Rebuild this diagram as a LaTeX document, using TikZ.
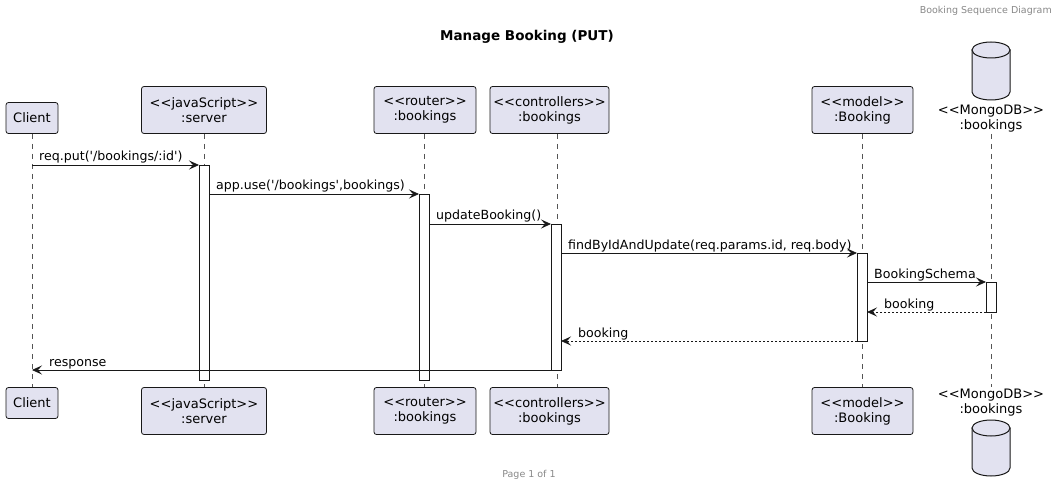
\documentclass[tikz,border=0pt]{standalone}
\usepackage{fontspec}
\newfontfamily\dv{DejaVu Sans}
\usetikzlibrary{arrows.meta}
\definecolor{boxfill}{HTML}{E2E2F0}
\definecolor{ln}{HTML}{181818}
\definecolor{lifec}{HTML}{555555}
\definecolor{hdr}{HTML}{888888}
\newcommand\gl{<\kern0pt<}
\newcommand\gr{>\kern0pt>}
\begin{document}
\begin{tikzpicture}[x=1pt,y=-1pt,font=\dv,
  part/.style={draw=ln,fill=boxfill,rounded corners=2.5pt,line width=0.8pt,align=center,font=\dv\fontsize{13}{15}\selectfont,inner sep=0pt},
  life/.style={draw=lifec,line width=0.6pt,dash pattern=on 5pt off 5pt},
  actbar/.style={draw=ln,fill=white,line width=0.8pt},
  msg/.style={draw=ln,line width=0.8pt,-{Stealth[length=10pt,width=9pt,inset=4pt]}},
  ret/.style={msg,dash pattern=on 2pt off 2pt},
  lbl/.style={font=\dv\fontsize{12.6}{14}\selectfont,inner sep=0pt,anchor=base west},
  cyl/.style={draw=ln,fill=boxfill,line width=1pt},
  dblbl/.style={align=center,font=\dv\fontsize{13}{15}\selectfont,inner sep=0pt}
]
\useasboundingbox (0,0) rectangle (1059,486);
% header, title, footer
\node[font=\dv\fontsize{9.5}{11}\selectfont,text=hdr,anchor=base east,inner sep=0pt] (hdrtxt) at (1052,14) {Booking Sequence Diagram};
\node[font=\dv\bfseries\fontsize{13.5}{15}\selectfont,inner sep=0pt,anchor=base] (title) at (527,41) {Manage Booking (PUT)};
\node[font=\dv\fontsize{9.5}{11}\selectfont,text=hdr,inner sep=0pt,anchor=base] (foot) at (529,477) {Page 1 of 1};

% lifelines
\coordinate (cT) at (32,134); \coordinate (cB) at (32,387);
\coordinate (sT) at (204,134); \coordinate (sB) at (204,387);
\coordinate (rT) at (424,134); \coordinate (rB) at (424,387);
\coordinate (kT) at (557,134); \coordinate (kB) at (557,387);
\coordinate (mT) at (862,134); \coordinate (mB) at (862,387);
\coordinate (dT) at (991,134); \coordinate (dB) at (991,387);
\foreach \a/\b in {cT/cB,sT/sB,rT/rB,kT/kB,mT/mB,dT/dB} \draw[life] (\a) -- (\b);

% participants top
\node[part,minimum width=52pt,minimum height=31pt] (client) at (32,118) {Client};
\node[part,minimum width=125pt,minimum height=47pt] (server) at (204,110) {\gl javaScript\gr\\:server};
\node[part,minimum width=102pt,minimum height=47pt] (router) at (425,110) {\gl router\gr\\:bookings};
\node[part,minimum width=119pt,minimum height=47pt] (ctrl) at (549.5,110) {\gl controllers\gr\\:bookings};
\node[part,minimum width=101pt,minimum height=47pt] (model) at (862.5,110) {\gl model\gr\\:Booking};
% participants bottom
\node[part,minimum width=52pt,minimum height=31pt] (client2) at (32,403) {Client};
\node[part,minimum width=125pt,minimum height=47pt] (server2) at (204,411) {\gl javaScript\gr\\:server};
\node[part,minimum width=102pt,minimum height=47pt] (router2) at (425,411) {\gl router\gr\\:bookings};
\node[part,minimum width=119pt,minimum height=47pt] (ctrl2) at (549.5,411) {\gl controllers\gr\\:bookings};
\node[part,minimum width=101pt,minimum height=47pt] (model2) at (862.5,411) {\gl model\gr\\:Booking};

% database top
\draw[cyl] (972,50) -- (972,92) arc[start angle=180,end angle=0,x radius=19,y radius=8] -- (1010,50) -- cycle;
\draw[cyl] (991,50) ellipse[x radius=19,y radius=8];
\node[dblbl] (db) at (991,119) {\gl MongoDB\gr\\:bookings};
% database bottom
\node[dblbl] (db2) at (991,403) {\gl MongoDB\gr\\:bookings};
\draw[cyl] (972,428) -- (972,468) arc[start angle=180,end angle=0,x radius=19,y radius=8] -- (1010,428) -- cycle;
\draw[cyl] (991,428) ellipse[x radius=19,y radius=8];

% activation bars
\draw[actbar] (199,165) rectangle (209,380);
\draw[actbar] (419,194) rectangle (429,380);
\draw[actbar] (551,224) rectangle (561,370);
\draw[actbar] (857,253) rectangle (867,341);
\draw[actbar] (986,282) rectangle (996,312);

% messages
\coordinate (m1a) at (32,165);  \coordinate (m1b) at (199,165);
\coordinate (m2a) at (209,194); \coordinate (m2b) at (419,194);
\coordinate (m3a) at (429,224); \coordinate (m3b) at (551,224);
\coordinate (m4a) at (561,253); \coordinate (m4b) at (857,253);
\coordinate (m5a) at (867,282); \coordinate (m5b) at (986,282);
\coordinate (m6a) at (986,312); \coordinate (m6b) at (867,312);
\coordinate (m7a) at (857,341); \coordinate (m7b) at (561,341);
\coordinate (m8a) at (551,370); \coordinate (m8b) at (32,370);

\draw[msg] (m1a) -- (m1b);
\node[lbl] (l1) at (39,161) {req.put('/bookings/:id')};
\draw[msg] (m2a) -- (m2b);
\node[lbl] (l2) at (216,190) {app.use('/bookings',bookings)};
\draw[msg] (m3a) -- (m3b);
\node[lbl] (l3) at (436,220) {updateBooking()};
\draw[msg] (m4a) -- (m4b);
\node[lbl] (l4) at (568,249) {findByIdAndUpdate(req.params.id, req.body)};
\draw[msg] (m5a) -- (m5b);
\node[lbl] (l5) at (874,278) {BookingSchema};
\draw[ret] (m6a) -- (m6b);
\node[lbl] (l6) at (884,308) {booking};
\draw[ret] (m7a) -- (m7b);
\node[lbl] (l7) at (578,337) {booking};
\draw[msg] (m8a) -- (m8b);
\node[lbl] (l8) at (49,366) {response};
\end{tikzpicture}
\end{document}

> [Exercise] Return all of the data exactly as written, and drop the pictures.

> [Result of this exercise]
Rebuild this diagram as a LaTeX document, using TikZ.
\documentclass[tikz,border=0pt]{standalone}
\usepackage{fontspec}
\newfontfamily\dv{DejaVu Sans}
\usetikzlibrary{arrows.meta}
\definecolor{boxfill}{HTML}{E2E2F0}
\definecolor{ln}{HTML}{181818}
\definecolor{lifec}{HTML}{555555}
\definecolor{hdr}{HTML}{888888}
\newcommand\gl{<\kern0pt<}
\newcommand\gr{>\kern0pt>}
\begin{document}
\begin{tikzpicture}[x=1pt,y=-1pt,font=\dv,
  part/.style={draw=ln,fill=boxfill,rounded corners=2.5pt,line width=0.8pt,align=center,font=\dv\fontsize{13}{15}\selectfont,inner sep=0pt},
  life/.style={draw=lifec,line width=0.6pt,dash pattern=on 5pt off 5pt},
  actbar/.style={draw=ln,fill=white,line width=0.8pt},
  msg/.style={draw=ln,line width=0.8pt,-{Stealth[length=10pt,width=9pt,inset=4pt]}},
  ret/.style={msg,dash pattern=on 2pt off 2pt},
  lbl/.style={font=\dv\fontsize{12.6}{14}\selectfont,inner sep=0pt,anchor=base west},
  cyl/.style={draw=ln,fill=boxfill,line width=1pt},
  dblbl/.style={align=center,font=\dv\fontsize{13}{15}\selectfont,inner sep=0pt}
]
\useasboundingbox (0,0) rectangle (1059,486);
% header, title, footer
\node[font=\dv\fontsize{9.5}{11}\selectfont,text=hdr,anchor=base east,inner sep=0pt] (hdrtxt) at (1052,14) {Booking Sequence Diagram};
\node[font=\dv\bfseries\fontsize{13.5}{15}\selectfont,inner sep=0pt,anchor=base] (title) at (527,41) {Manage Booking (PUT)};
\node[font=\dv\fontsize{9.5}{11}\selectfont,text=hdr,inner sep=0pt,anchor=base] (foot) at (529,477) {Page 1 of 1};

% lifelines
\coordinate (cT) at (32,134); \coordinate (cB) at (32,387);
\coordinate (sT) at (204,134); \coordinate (sB) at (204,387);
\coordinate (rT) at (424,134); \coordinate (rB) at (424,387);
\coordinate (kT) at (557,134); \coordinate (kB) at (557,387);
\coordinate (mT) at (862,134); \coordinate (mB) at (862,387);
\coordinate (dT) at (991,134); \coordinate (dB) at (991,387);
\foreach \a/\b in {cT/cB,sT/sB,rT/rB,kT/kB,mT/mB,dT/dB} \draw[life] (\a) -- (\b);

% participants top
\node[part,minimum width=52pt,minimum height=31pt] (client) at (32,118) {Client};
\node[part,minimum width=125pt,minimum height=47pt] (server) at (204,110) {\gl javaScript\gr\\:server};
\node[part,minimum width=102pt,minimum height=47pt] (router) at (425,110) {\gl router\gr\\:bookings};
\node[part,minimum width=119pt,minimum height=47pt] (ctrl) at (549.5,110) {\gl controllers\gr\\:bookings};
\node[part,minimum width=101pt,minimum height=47pt] (model) at (862.5,110) {\gl model\gr\\:Booking};
% participants bottom
\node[part,minimum width=52pt,minimum height=31pt] (client2) at (32,403) {Client};
\node[part,minimum width=125pt,minimum height=47pt] (server2) at (204,411) {\gl javaScript\gr\\:server};
\node[part,minimum width=102pt,minimum height=47pt] (router2) at (425,411) {\gl router\gr\\:bookings};
\node[part,minimum width=119pt,minimum height=47pt] (ctrl2) at (549.5,411) {\gl controllers\gr\\:bookings};
\node[part,minimum width=101pt,minimum height=47pt] (model2) at (862.5,411) {\gl model\gr\\:Booking};

% database top
\draw[cyl] (972,50) -- (972,92) arc[start angle=180,end angle=0,x radius=19,y radius=8] -- (1010,50) -- cycle;
\draw[cyl] (991,50) ellipse[x radius=19,y radius=8];
\node[dblbl] (db) at (991,119) {\gl MongoDB\gr\\:bookings};
% database bottom
\node[dblbl] (db2) at (991,403) {\gl MongoDB\gr\\:bookings};
\draw[cyl] (972,428) -- (972,468) arc[start angle=180,end angle=0,x radius=19,y radius=8] -- (1010,428) -- cycle;
\draw[cyl] (991,428) ellipse[x radius=19,y radius=8];

% activation bars
\draw[actbar] (199,165) rectangle (209,380);
\draw[actbar] (419,194) rectangle (429,380);
\draw[actbar] (551,224) rectangle (561,370);
\draw[actbar] (857,253) rectangle (867,341);
\draw[actbar] (986,282) rectangle (996,312);

% messages
\coordinate (m1a) at (32,165);  \coordinate (m1b) at (199,165);
\coordinate (m2a) at (209,194); \coordinate (m2b) at (419,194);
\coordinate (m3a) at (429,224); \coordinate (m3b) at (551,224);
\coordinate (m4a) at (561,253); \coordinate (m4b) at (857,253);
\coordinate (m5a) at (867,282); \coordinate (m5b) at (986,282);
\coordinate (m6a) at (986,312); \coordinate (m6b) at (867,312);
\coordinate (m7a) at (857,341); \coordinate (m7b) at (561,341);
\coordinate (m8a) at (551,370); \coordinate (m8b) at (32,370);

\draw[msg] (m1a) -- (m1b);
\node[lbl] (l1) at (39,161) {req.put('/bookings/:id')};
\draw[msg] (m2a) -- (m2b);
\node[lbl] (l2) at (216,190) {app.use('/bookings',bookings)};
\draw[msg] (m3a) -- (m3b);
\node[lbl] (l3) at (436,220) {updateBooking()};
\draw[msg] (m4a) -- (m4b);
\node[lbl] (l4) at (568,249) {findByIdAndUpdate(req.params.id, req.body)};
\draw[msg] (m5a) -- (m5b);
\node[lbl] (l5) at (874,278) {BookingSchema};
\draw[ret] (m6a) -- (m6b);
\node[lbl] (l6) at (884,308) {booking};
\draw[ret] (m7a) -- (m7b);
\node[lbl] (l7) at (578,337) {booking};
\draw[msg] (m8a) -- (m8b);
\node[lbl] (l8) at (49,366) {response};
\end{tikzpicture}
\end{document}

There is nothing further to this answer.